We start this one off on a somber note. A tragic story of a daughter, vanished. At 15, Ellie left for the library and never returned home. Her family, shattered in that uniquely silent way grief tends to settle, never stopped hoping she’d walk back through the door. We get glimpses of Ellie’s life before — GCSE stress, first‑boyfriend butterflies — but the story really follows her mother, Laurel, ten years later, trying to move forward while carrying a daughter‑shaped absence everywhere she goes.


The disappearance left cracks in the family that no amount of time or plaster could fix. Laurel and her husband Paul divorced, though they still orbit each other with a kind of bruised affection. Their other two children grew up, moved out, and built lives of their own. Laurel is left staring at the blank page of her next chapter, pen in hand, unsure what to write.


Enter Floyd, stage left, at a café — charming, attentive, and conveniently a father of two daughters, just like Laurel. His youngest, Poppy, is the spitting image of Ellie, which feels like a cosmic hug and a cosmic punch at the same time. And Floyd? He’s the perfect boyfriend. Says the right things. Does the right things. Practically glows under good lighting.
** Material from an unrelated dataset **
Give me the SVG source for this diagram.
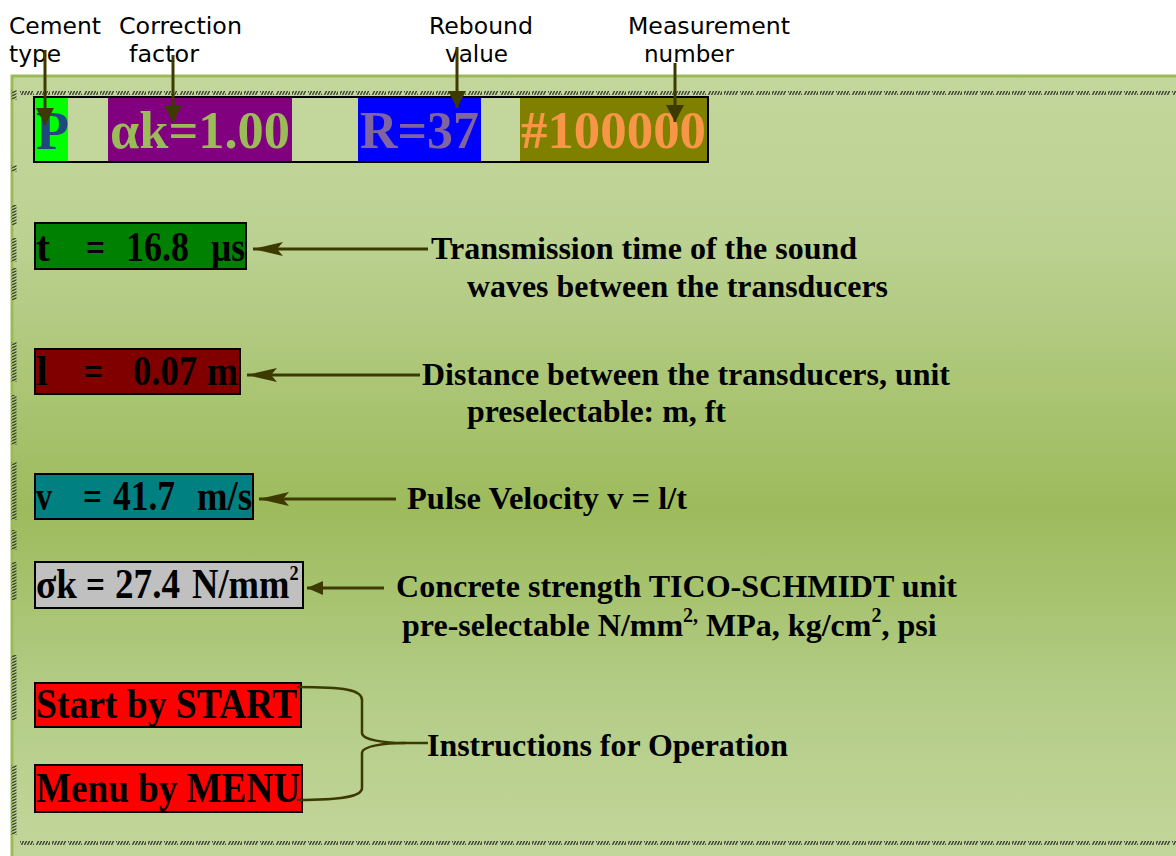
<svg xmlns="http://www.w3.org/2000/svg" width="1176" height="856" viewBox="0 0 1176 856">
<style>
.lbl{font-family:"DejaVu Sans","Verdana",sans-serif;font-size:23px;fill:#000}
.big{font-family:"Liberation Serif","Times New Roman",serif;font-weight:bold;font-size:52px}
.val{font-family:"Liberation Serif","Times New Roman",serif;font-weight:bold;font-size:42px;fill:#000}
.desc{font-family:"Liberation Serif","Times New Roman",serif;font-weight:bold;font-size:32px;fill:#000}
.box{stroke:#000;stroke-width:2}
.con{stroke:#3d3a00;stroke-width:3;fill:none}
.hatchH{stroke:url(#hatch);stroke-width:4;stroke-dasharray:14 2}
.hatchV{stroke:url(#hatchv);stroke-width:5}
</style>
<defs>
<linearGradient id="bg" x1="0" y1="0" x2="0" y2="1">
<stop offset="0" stop-color="#c3d69b"/>
<stop offset="0.2" stop-color="#bcd293"/>
<stop offset="0.55" stop-color="#9dbb5c"/>
<stop offset="0.8" stop-color="#b4cd88"/>
<stop offset="1" stop-color="#c3d69b"/>
</linearGradient>
<pattern id="hatch" width="3" height="6" patternUnits="userSpaceOnUse">
<line x1="0" y1="6" x2="3" y2="0" stroke="#3a3d33" stroke-width="1.3"/>
</pattern>
<pattern id="hatchv" width="6" height="3" patternUnits="userSpaceOnUse">
<line x1="0" y1="3" x2="6" y2="0" stroke="#3a3d33" stroke-width="1.2"/>
</pattern>
<marker id="ahV" viewBox="0 0 17 18" refX="17" refY="9" markerWidth="17" markerHeight="18" markerUnits="userSpaceOnUse" orient="auto">
<path d="M0,0 L17,9 L0,18 Z" fill="#3d3a00"/>
</marker>
<marker id="ahL" viewBox="0 0 30 14" refX="30" refY="7" markerWidth="30" markerHeight="14" markerUnits="userSpaceOnUse" orient="auto">
<path d="M0,0 L30,7 L0,14 L6,7 Z" fill="#3d3a00"/>
</marker>
<marker id="ahS" viewBox="0 0 16 14" refX="16" refY="7" markerWidth="16" markerHeight="14" markerUnits="userSpaceOnUse" orient="auto">
<path d="M0,0 L16,7 L0,14 Z" fill="#3d3a00"/>
</marker>
</defs>

<g id="panel">
<rect x="12" y="76" width="1172" height="786" fill="url(#bg)" stroke="#9bbb59" stroke-width="3"/>
<line class="hatchH" x1="20" y1="93" x2="1176" y2="93"/>
<line class="hatchH" x1="20" y1="843" x2="1176" y2="843"/>
<g class="hatchV">
<line x1="14" y1="90" x2="14" y2="100"/>
<line x1="14" y1="165" x2="14" y2="172"/>
<line x1="14" y1="205" x2="14" y2="225"/>
<line x1="14" y1="238" x2="14" y2="262"/>
<line x1="14" y1="268" x2="14" y2="300"/>
<line x1="14" y1="342" x2="14" y2="382"/>
<line x1="14" y1="395" x2="14" y2="445"/>
<line x1="14" y1="462" x2="14" y2="520"/>
<line x1="14" y1="530" x2="14" y2="550"/>
<line x1="14" y1="562" x2="14" y2="600"/>
<line x1="14" y1="655" x2="14" y2="720"/>
<line x1="14" y1="765" x2="14" y2="835"/>
</g>
</g>

<g id="label-cement">
<text class="lbl" x="9" y="34" textLength="92" lengthAdjust="spacingAndGlyphs">Cement</text>
<text class="lbl" x="9" y="62" textLength="52" lengthAdjust="spacingAndGlyphs">type</text>
</g>
<g id="label-correction">
<text class="lbl" x="119" y="34" textLength="123" lengthAdjust="spacingAndGlyphs">Correction</text>
<text class="lbl" x="129" y="62" textLength="70" lengthAdjust="spacingAndGlyphs">factor</text>
</g>
<g id="label-rebound">
<text class="lbl" x="429" y="34" textLength="104" lengthAdjust="spacingAndGlyphs">Rebound</text>
<text class="lbl" x="445" y="62" textLength="63" lengthAdjust="spacingAndGlyphs">value</text>
</g>
<g id="label-measurement">
<text class="lbl" x="628" y="34" textLength="162" lengthAdjust="spacingAndGlyphs">Measurement</text>
<text class="lbl" x="644" y="62" textLength="90" lengthAdjust="spacingAndGlyphs">number</text>
</g>

<g id="top-display">
<rect x="34" y="97" width="674" height="65" fill="#c3d69b" class="box"/>
<rect x="35" y="98" width="33" height="63" fill="#00ff00"/>
<rect x="108" y="98" width="184" height="63" fill="#800080"/>
<rect x="358" y="98" width="123" height="63" fill="#0000ff"/>
<rect x="520" y="98" width="187" height="63" fill="#808000"/>
<text class="big" x="36" y="149" fill="#1f497d" style="font-size:54px">P</text>
<text class="big" x="110" y="148" fill="#9bbb59" textLength="180" lengthAdjust="spacingAndGlyphs">αk=1.00</text>
<text class="big" x="360" y="148" fill="#8064a2" textLength="119" lengthAdjust="spacingAndGlyphs">R=37</text>
<text class="big" x="521" y="148" fill="#f79646" textLength="185" lengthAdjust="spacingAndGlyphs">#100000</text>
</g>

<g id="node-t">
<rect x="35" y="223" width="211" height="46" fill="#008000" class="box"/>
<text class="val" x="36" y="261">t</text>
<text class="val" x="86" y="261" textLength="19" lengthAdjust="spacingAndGlyphs">=</text>
<text class="val" x="126" y="261" textLength="63" lengthAdjust="spacingAndGlyphs">16.8</text>
<text class="val" x="211" y="261" textLength="34" lengthAdjust="spacingAndGlyphs">µs</text>
</g>
<g id="node-l">
<rect x="35" y="349" width="205" height="45" fill="#800000" class="box"/>
<text class="val" x="36" y="385">l</text>
<text class="val" x="84" y="385" textLength="19" lengthAdjust="spacingAndGlyphs">=</text>
<text class="val" x="133" y="385" textLength="64" lengthAdjust="spacingAndGlyphs">0.07</text>
<text class="val" x="207" y="385" textLength="31" lengthAdjust="spacingAndGlyphs">m</text>
</g>
<g id="node-v">
<rect x="35" y="474" width="218" height="45" fill="#008080" class="box"/>
<text class="val" x="36" y="510" textLength="16" lengthAdjust="spacingAndGlyphs">v</text>
<text class="val" x="83" y="510" textLength="19" lengthAdjust="spacingAndGlyphs">=</text>
<text class="val" x="113" y="510" textLength="62" lengthAdjust="spacingAndGlyphs">41.7</text>
<text class="val" x="197" y="510" textLength="55" lengthAdjust="spacingAndGlyphs">m/s</text>
</g>
<g id="node-sigma">
<rect x="35" y="562" width="268" height="46" fill="#c0c0c0" class="box"/>
<text class="val" x="36" y="598" textLength="41" lengthAdjust="spacingAndGlyphs">σk</text>
<text class="val" x="86" y="598" textLength="19" lengthAdjust="spacingAndGlyphs">=</text>
<text class="val" x="115" y="598" textLength="65" lengthAdjust="spacingAndGlyphs">27.4</text>
<text class="val" transform="translate(192,598) scale(0.87,1)" x="0" y="0">N/mm<tspan dy="-18" style="font-size:21px">2</tspan></text>
</g>
<g id="node-start">
<rect x="35" y="683" width="266" height="44" fill="#ff0000" class="box"/>
<text class="val" x="36" y="718" textLength="261" lengthAdjust="spacingAndGlyphs">Start by START</text>
</g>
<g id="node-menu">
<rect x="35" y="765" width="267" height="47" fill="#ff0000" class="box"/>
<text class="val" x="36" y="802" textLength="264" lengthAdjust="spacingAndGlyphs">Menu by MENU</text>
</g>

<g id="desc-t">
<text class="desc" x="431" y="259" textLength="426" lengthAdjust="spacingAndGlyphs">Transmission time of the sound</text>
<text class="desc" x="467" y="297" textLength="421" lengthAdjust="spacingAndGlyphs">waves between the transducers</text>
</g>
<g id="desc-l">
<text class="desc" x="422" y="385" textLength="528" lengthAdjust="spacingAndGlyphs">Distance between the transducers, unit</text>
<text class="desc" x="467" y="422" textLength="259" lengthAdjust="spacingAndGlyphs">preselectable: m, ft</text>
</g>
<g id="desc-v">
<text class="desc" x="407" y="509" textLength="280" lengthAdjust="spacingAndGlyphs">Pulse Velocity v = l/t</text>
</g>
<g id="desc-sigma">
<text class="desc" x="396" y="597" textLength="561" lengthAdjust="spacingAndGlyphs">Concrete strength TICO-SCHMIDT unit</text>
<text class="desc" x="402" y="636">pre-selectable N/mm<tspan dy="-14" style="font-size:20px">2,</tspan><tspan dy="14"> MPa, kg/cm</tspan><tspan dy="-14" style="font-size:20px">2</tspan><tspan dy="14">, psi</tspan></text>
</g>
<g id="desc-instr">
<text class="desc" x="427" y="756" textLength="361" lengthAdjust="spacingAndGlyphs">Instructions for Operation</text>
</g>

<g id="connectors">
<line class="con" x1="45" y1="50" x2="45" y2="125" marker-end="url(#ahV)"/>
<line class="con" x1="173" y1="55" x2="173" y2="122" marker-end="url(#ahV)"/>
<line class="con" x1="457" y1="47" x2="457" y2="108" marker-end="url(#ahV)"/>
<line class="con" x1="675" y1="63" x2="675" y2="122" marker-end="url(#ahV)"/>
<line class="con" x1="428" y1="249" x2="253" y2="249" marker-end="url(#ahL)"/>
<line class="con" x1="420" y1="375" x2="247" y2="375" marker-end="url(#ahL)"/>
<line class="con" x1="396" y1="499" x2="259" y2="499" marker-end="url(#ahL)"/>
<line class="con" x1="384" y1="588" x2="307" y2="588" marker-end="url(#ahS)"/>
<path class="con" style="stroke-width:2.5" d="M297,687 C345,687 362,690 362,700 L362,733 C362,740 385,743 405,743 L428,743"/>
<path class="con" style="stroke-width:2.5" d="M297,800 C345,800 362,796 362,788 L362,753 C362,746 385,743 405,743"/>
</g>
</svg>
But listen… perfection is suspicious. Perfection is a plot twist wearing cologne. Something here is off. I can’t quite pin it down yet, and even if I could, I wouldn’t dare spoil it for you. All I know is as I mentally revisit these first few chapters, I’m planting red flags like I’m landscaping a national park.


At this point, I’m convinced we’re aboard the literary Titanic — and we are gliding, full speed, straight toward that iceberg.